現役のアスリートが、航空会社を設立するなどとは到底想像が及ばなかった。引退後の第二の人生のために備えていたのか、あるいはもともと金が唸るほどの資産家だったのか、ともかく、レースに対してあれほどの集中力を注いでいながら、一方で航空会社を経営するなど、彼の思考の全ては常人には想像できない。
脚色もあろうが、「ラウダがこのレースでどうしても勝ちたかったのは、その賞金でラウダ航空の赤字を補填するためだ」とか「オーストリア航空を買収するために賞金を稼いでいる」とか、ケタ違いの憶測にあんぐりと口を開けたものである。
真意の程は曖昧だけれど、ラウダのスケールの大きさから、あながち嘘ではなさそうに思った。それほど存在が超越していたのである。
実際に、1991年にはラウダ航空が所有するボーイング767が墜落事故を起こしオーストリア航空に経営権を売却するという危機を迎えたが、2003年にニキ航空を設立することで再び航空業界に復帰した。その後2011年にエア・ベルリンの社外取締役に就任。2016年にはビジネスジェットの「AMIRA Air」を買収するなど、次々に企業家としての手腕も発揮していった。
もちろん、フェラーリF1チームのアドバイザーを含め、引退後もF1界に欠かせない存在として君臨した。

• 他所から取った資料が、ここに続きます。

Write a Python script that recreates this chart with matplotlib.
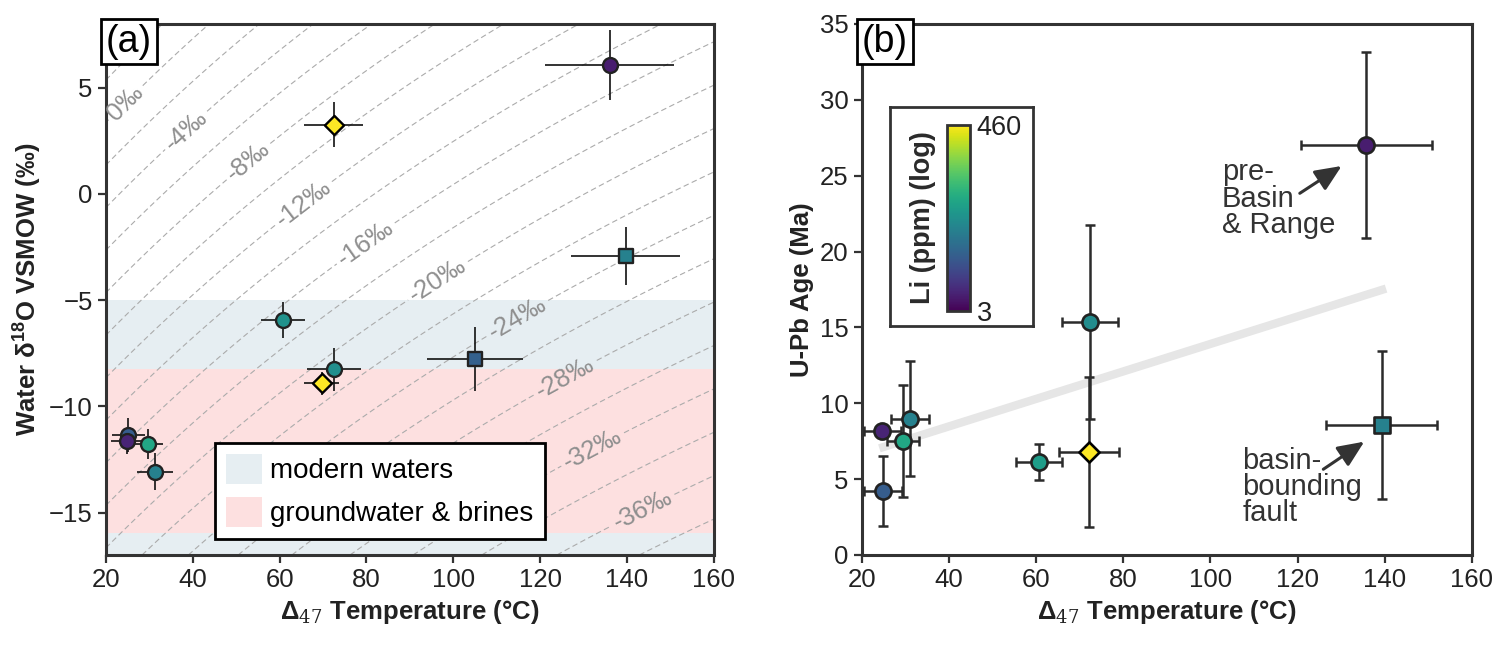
import numpy as np
import matplotlib
matplotlib.use("Agg")
import matplotlib.pyplot as plt
from matplotlib.colors import LogNorm
from matplotlib.patches import Patch

plt.rcParams['font.family'] = ['Liberation Sans', 'DejaVu Sans']
plt.rcParams['mathtext.fontset'] = 'custom'
plt.rcParams['mathtext.rm'] = 'DejaVu Serif'
plt.rcParams['mathtext.bf'] = 'Liberation Sans:bold'

# ---- panel (a): water d18O vs clumped temperature ----
a_temp = [136.0, 72.5, 139.7, 60.8, 72.5, 69.7, 105.0, 25.1, 24.8, 29.7, 31.3]
a_temp_err = [14.9, 6.8, 12.6, 5.1, 6.3, 4.0, 11.0, 3.8, 3.6, 3.5, 4.2]
a_d18o = [6.08, 3.26, -2.92, -5.94, -8.26, -8.92, -7.78, -11.36, -11.63, -11.76, -13.07]
a_d18o_err = [1.66, 1.06, 1.37, 0.86, 1.0, 0.55, 1.5, 0.8, 0.6, 0.7, 0.86]
a_li = [4.5, 460, 27, 38, 36, 460, 14, 13, 5, 60, 27]
a_marker = ['o', 'D', 's', 'o', 'o', 'D', 's', 'o', 'o', 'o', 'o']

# shaded ranges (permil)
modern_range = (-17.0, -5.0)
brine_range = (-15.95, -8.25)

# calcite d18O isolines (permil VPDB)
iso_levels = np.arange(-40, 6, 2)
iso_label_levels = np.arange(-36, 1, 4)

# ---- panel (b): U-Pb age vs clumped temperature ----
b_temp = [24.7, 24.9, 31.0, 29.5, 60.7, 72.2, 72.3, 135.8, 139.3]
b_temp_err = [4.2, 4.4, 4.4, 3.7, 5.3, 6.9, 6.4, 15.0, 12.7]
b_age = [8.19, 4.22, 8.99, 7.53, 6.11, 6.77, 15.38, 27.03, 8.57]
b_age_err = [0.3, 2.3, 3.8, 3.7, 1.2, 4.95, 6.4, 6.15, 4.88]
b_li = [5, 13, 27, 60, 48, 460, 34, 4.5, 27]
b_marker = ['o', 'o', 'o', 'o', 'o', 'D', 'o', 'o', 's']

# trend line
trend_temp = [24.0, 140.3]
trend_age = [7.03, 17.56]

li_min, li_max = 3, 460
cmap = plt.get_cmap('viridis')
norm = LogNorm(vmin=li_min, vmax=li_max)

dark = '#333333'
tick_fs = 18.5
size_a = {'o': 115, 's': 92, 'D': 95}
size_b = {'o': 135, 's': 140, 'D': 105}


def calcite_vpdb(t_c, d_water):
    # Kim & O'Neil (1997) calcite-water fractionation
    lna = (18.03e3 / (t_c + 273.15) - 32.42) / 1000.0
    d_cal_smow = (1000.0 + d_water) * np.exp(lna) - 1000.0
    return (d_cal_smow - 30.91) / 1.03091


def style_axes(ax):
    for s in ax.spines.values():
        s.set_linewidth(2.2)
        s.set_color(dark)
    ax.tick_params(direction='out', length=6, width=1.6, color=dark,
                   labelsize=tick_fs, labelcolor='#222222')


def panel_tag(ax, txt):
    ax.text(0.0, 1.0, txt, transform=ax.transAxes, ha='left', va='top',
            fontsize=27, zorder=10,
            bbox=dict(boxstyle='square,pad=0.12', fc='white', ec='black', lw=2))


fig = plt.figure(figsize=(15.09, 6.52), dpi=100)
ax1 = fig.add_axes([0.0702, 0.1488, 0.4029, 0.8144])
ax2 = fig.add_axes([0.5712, 0.1488, 0.4042, 0.8144])

# ---------------- (a) ----------------
ax1.set_xlim(20, 160)
ax1.set_ylim(-17, 8)
ax1.axhspan(*modern_range, color='#e6eef2', lw=0, zorder=0)
ax1.axhspan(*brine_range, color='#fde0e0', lw=0, zorder=0.1)

tt, ww = np.meshgrid(np.linspace(20, 160, 300), np.linspace(-17, 8, 300))
level_shift = 2.0  # align isolines with the labelled reference lines
zz = calcite_vpdb(tt, ww) - level_shift
plain_levels = [v for v in iso_levels if v not in iso_label_levels]
cs0 = ax1.contour(tt, ww, zz, levels=plain_levels, colors='#ababab',
                  linewidths=0.8, linestyles='dashed', zorder=1)
cs = ax1.contour(tt, ww, zz, levels=iso_label_levels, colors='#ababab',
                 linewidths=0.8, linestyles='dashed', zorder=1)
for c in (cs0, cs):
    c.set_linestyle((0, (5, 3)))
label_pos = [(25.5, 4.1), (37.7, 3.16), (52.5, 1.6), (65.4, -0.4), (79.2, -2.15),
             (96.2, -4.0), (114.6, -5.8), (126, -8.7), (132, -12.0), (143.6, -14.9)]
ax1.clabel(cs, manual=label_pos, inline=True, fontsize=18.5, colors='#8f8f8f',
           fmt=lambda v: f'{v:.0f}‰', inline_spacing=4)

for i in range(len(a_temp)):
    ax1.errorbar(a_temp[i], a_d18o[i], xerr=a_temp_err[i], yerr=a_d18o_err[i],
                 fmt='none', ecolor='#111111', elinewidth=1.2, capsize=0, zorder=3)
for i in range(len(a_temp)):
    m = a_marker[i]
    ax1.scatter(a_temp[i], a_d18o[i], s=size_a[m], marker=m,
                c=[cmap(norm(a_li[i]))], edgecolors='#222222' if m != 'D' else 'black',
                linewidths=1.7, zorder=4)

leg = ax1.legend(handles=[Patch(facecolor='#e6eef2', label='modern waters'),
                          Patch(facecolor='#fde0e0', label='groundwater & brines')],
                 loc='lower left', bbox_to_anchor=(0.179, 0.031), borderaxespad=0,
                 fontsize=20, fancybox=False, framealpha=1, edgecolor='black',
                 handlelength=1.3, handleheight=1.3, borderpad=0.4, labelspacing=0.45,
                 handletextpad=0.3)
leg.get_frame().set_linewidth(2)
leg.set_zorder(6)

ax1.set_xticks(np.arange(20, 161, 20))
ax1.set_yticks([-15, -10, -5, 0, 5])
ax1.set_xlabel('Δ$_{47}$ Temperature (°C)', fontsize=tick_fs, fontweight='bold', color='#222222')
ax1.set_ylabel('Water δ$^{\\mathbf{18}}$O VSMOW (‰)', fontsize=tick_fs, fontweight='bold',
               color='#222222')
style_axes(ax1)
panel_tag(ax1, '(a)')

# ---------------- (b) ----------------
ax2.set_xlim(20, 160)
ax2.set_ylim(0, 35)
ax2.plot(trend_temp, trend_age, color='#e6e6e6', lw=6, solid_capstyle='butt', zorder=1)

for i in range(len(b_temp)):
    ax2.errorbar(b_temp[i], b_age[i], xerr=b_temp_err[i], yerr=b_age_err[i],
                 fmt='none', ecolor='#2b2b2b', elinewidth=1.8, capsize=3.5,
                 capthick=1.8, zorder=3)
for i in range(len(b_temp)):
    m = b_marker[i]
    ax2.scatter(b_temp[i], b_age[i], s=size_b[m], marker=m,
                c=[cmap(norm(b_li[i]))], edgecolors='#222222' if m != 'D' else 'black',
                linewidths=1.9, zorder=4)

arrow_kw = dict(arrowstyle='-|>,head_length=1.6,head_width=0.7',
                color=dark, lw=2.2, shrinkA=0, shrinkB=0)
ax2.annotate('', xy=(130.1, 25.64), xytext=(120.5, 23.84), arrowprops=arrow_kw)
ax2.text(102.6, 23.47, 'pre-\nBasin\n& Range', ha='left', va='center',
         fontsize=21, color=dark, linespacing=0.93)
ax2.annotate('', xy=(135.3, 7.47), xytext=(125.9, 5.65), arrowprops=arrow_kw)
ax2.text(107.3, 4.48, 'basin-\nbounding\nfault', ha='left', va='center',
         fontsize=21, color=dark, linespacing=0.93)

ax2.set_xticks(np.arange(20, 161, 20))
ax2.set_yticks(np.arange(0, 36, 5))
ax2.set_xlabel('Δ$_{47}$ Temperature (°C)', fontsize=tick_fs, fontweight='bold', color='#222222')
ax2.set_ylabel('U-Pb Age (Ma)', fontsize=tick_fs, fontweight='bold', color='#222222')
style_axes(ax2)
panel_tag(ax2, '(b)')

# colorbar inset with frame
frame = ax2.inset_axes([0.0459, 0.431, 0.2349, 0.413])
frame.set_xticks([])
frame.set_yticks([])
frame.set_facecolor('white')
for s in frame.spines.values():
    s.set_linewidth(2)
    s.set_color(dark)
frame.set_zorder(5)

cax = ax2.inset_axes([0.1389, 0.4595, 0.0381, 0.3509])
cax.set_zorder(6)
sm = plt.cm.ScalarMappable(norm=norm, cmap=cmap)
cb = fig.colorbar(sm, cax=cax, ticks=[li_min, li_max])
cb.ax.minorticks_off()
cb.ax.set_yticklabels([str(li_min), str(li_max)])
cb.ax.tick_params(length=0, labelsize=19.5, pad=5, labelcolor='#222222')
cb.outline.set_linewidth(2)
cb.outline.set_edgecolor(dark)
cb.ax.yaxis.set_label_position('left')
cb.set_label('Li (ppm) (log)', fontsize=19.5, fontweight='bold', color='#2a2a2a', labelpad=8)

fig.savefig('out.png', dpi=100)
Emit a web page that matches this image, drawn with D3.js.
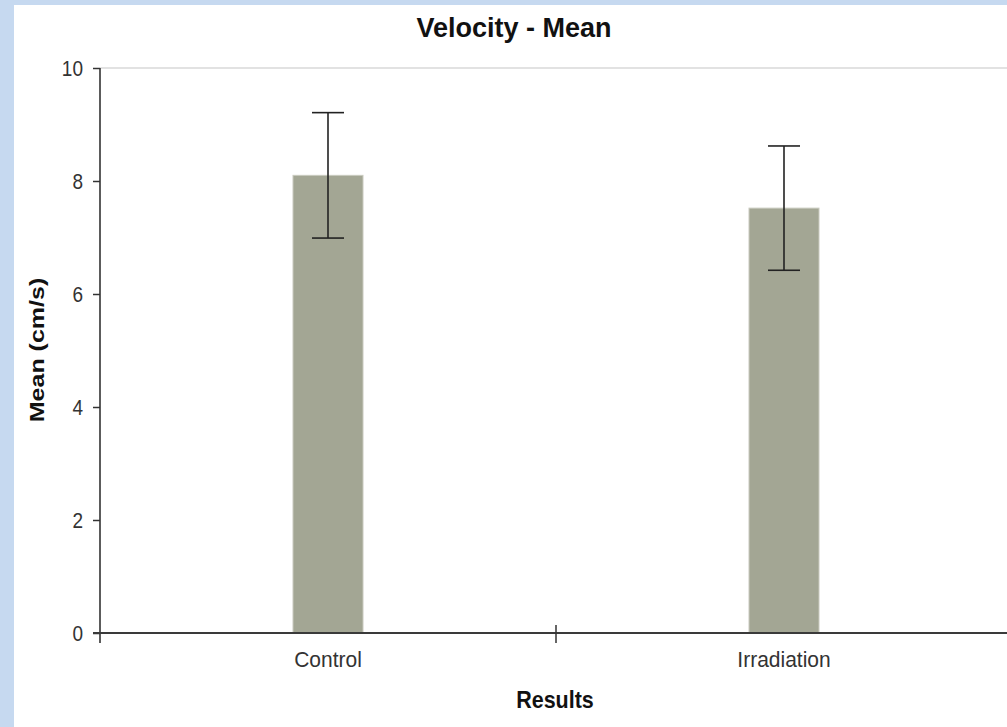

富士スピードウェイの34番ピットで開催されていた「ニキ・ラウダ写真展」は、ある意味ひっそりと静かな雰囲気に包まれていた。その日のメインレースはスーパーフォーミュラであり、本コース上では国内最速のバトルが展開されていたのだ。そのなかにはF1を目指す若者も少なくない。
そんな若獅子のバトルをそっと見守るように、オーストリア国籍の彼の追悼写真展が、遠く離れた極東の静岡県で開催されることの意味がそこにある。

キノシタの近況

みなさまのお盆休みは如何でしたか?台風10号が日本列島を襲ったので、計画ダダツブレでお嘆きの方も多かったに違いない。何を隠そうこのぼくも、せっかくのクルージングも延期で意気消沈。だけど、台風が過ぎ去ると好天が続いた事で、個人的な海開きになりました。やっぱり夏は良いですね。